The fact that actors and creators like Hart, Ice Cube, the Wayans brothers, Janet Jackson, Jill Scott, and Lupita Nyong’o are all represented in a single month’s worth of content isn’t a coincidence, it’s a reflection of what happens when the industry stops treating Black storytelling as a niche and starts treating it as the mainstream force it has always been.

Streaming platforms deserve some credit here. Where traditional Hollywood gatekeepers were slow to greenlight projects that didn’t fit a familiar mold, streaming has created room for Black voices to reach audiences on their own terms. Audiences have responded, not because the content is checking a diversity box, but because authentic storytelling resonates when it’s given the space to breathe.

Still, let’s be clear: a strong July lineup is not a finish line. It’s a data point.

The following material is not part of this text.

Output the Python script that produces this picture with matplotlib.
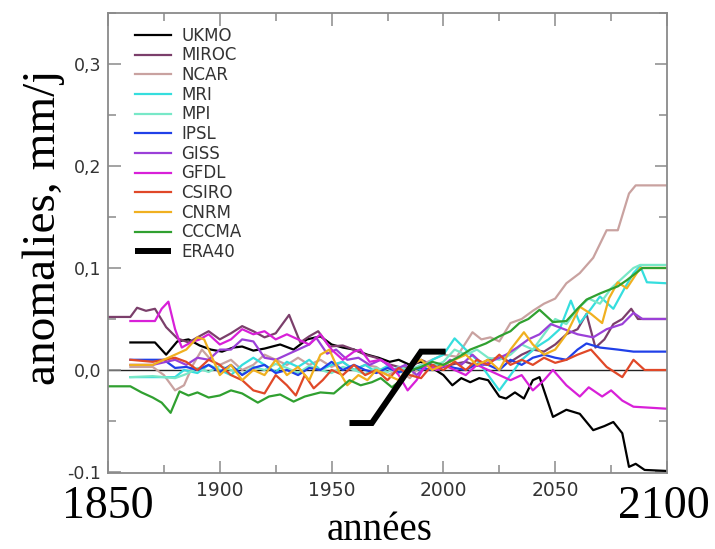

The real measure of Hollywood’s direction won’t be found in one month’s release calendar, it’ll be found in who’s getting greenlit, who’s in the writers’ room, who’s behind the camera, and whether this range of stories becomes the standard rather than the exception.

Black stories deserve to be told in all their complexity, across every genre, every season, not just when the algorithm suggests the timing is right. The momentum is real. Now the question is whether Hollywood has the conviction to sustain it.